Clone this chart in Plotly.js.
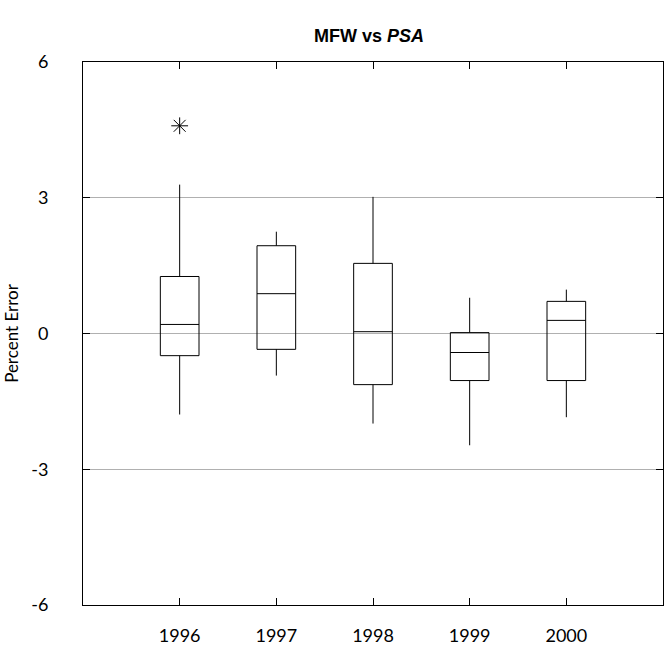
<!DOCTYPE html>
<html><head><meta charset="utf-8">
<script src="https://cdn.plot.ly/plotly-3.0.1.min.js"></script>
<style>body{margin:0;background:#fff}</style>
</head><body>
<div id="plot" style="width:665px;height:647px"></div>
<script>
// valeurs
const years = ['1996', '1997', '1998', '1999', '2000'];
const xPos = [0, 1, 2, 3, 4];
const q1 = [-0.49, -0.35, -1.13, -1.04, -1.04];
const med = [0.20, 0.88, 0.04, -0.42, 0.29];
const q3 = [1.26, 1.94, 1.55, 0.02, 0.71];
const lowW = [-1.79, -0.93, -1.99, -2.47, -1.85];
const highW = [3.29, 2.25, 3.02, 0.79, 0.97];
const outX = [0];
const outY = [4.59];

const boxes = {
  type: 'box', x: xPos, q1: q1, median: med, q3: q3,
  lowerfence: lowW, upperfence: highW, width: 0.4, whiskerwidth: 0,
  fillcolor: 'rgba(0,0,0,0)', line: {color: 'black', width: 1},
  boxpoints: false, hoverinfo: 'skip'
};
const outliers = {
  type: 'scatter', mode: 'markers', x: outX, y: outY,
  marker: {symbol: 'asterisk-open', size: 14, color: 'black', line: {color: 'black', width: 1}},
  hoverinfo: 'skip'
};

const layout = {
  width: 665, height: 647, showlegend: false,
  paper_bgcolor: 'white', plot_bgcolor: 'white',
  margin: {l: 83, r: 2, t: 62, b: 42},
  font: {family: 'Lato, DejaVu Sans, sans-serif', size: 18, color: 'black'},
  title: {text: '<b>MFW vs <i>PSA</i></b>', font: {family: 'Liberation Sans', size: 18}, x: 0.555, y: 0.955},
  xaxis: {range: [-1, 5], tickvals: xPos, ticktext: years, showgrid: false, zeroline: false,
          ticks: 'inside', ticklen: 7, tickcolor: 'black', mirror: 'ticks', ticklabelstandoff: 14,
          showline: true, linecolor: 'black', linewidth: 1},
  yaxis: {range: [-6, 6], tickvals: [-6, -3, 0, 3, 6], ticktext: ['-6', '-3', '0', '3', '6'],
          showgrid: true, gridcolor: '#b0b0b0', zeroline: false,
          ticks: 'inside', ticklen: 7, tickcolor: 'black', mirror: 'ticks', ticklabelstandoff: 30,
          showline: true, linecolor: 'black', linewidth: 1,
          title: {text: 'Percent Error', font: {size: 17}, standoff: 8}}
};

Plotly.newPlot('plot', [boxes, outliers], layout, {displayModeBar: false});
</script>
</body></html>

◆ **Your goal**
Pictures excluded, repeat exactly the lines from the top of the material through the line with "const outY = [4.59];", including both of those lines.

◆ **Exercise output**
Clone this chart in Plotly.js.
<!DOCTYPE html>
<html><head><meta charset="utf-8">
<script src="https://cdn.plot.ly/plotly-3.0.1.min.js"></script>
<style>body{margin:0;background:#fff}</style>
</head><body>
<div id="plot" style="width:665px;height:647px"></div>
<script>
// valeurs
const years = ['1996', '1997', '1998', '1999', '2000'];
const xPos = [0, 1, 2, 3, 4];
const q1 = [-0.49, -0.35, -1.13, -1.04, -1.04];
const med = [0.20, 0.88, 0.04, -0.42, 0.29];
const q3 = [1.26, 1.94, 1.55, 0.02, 0.71];
const lowW = [-1.79, -0.93, -1.99, -2.47, -1.85];
const highW = [3.29, 2.25, 3.02, 0.79, 0.97];
const outX = [0];
const outY = [4.59];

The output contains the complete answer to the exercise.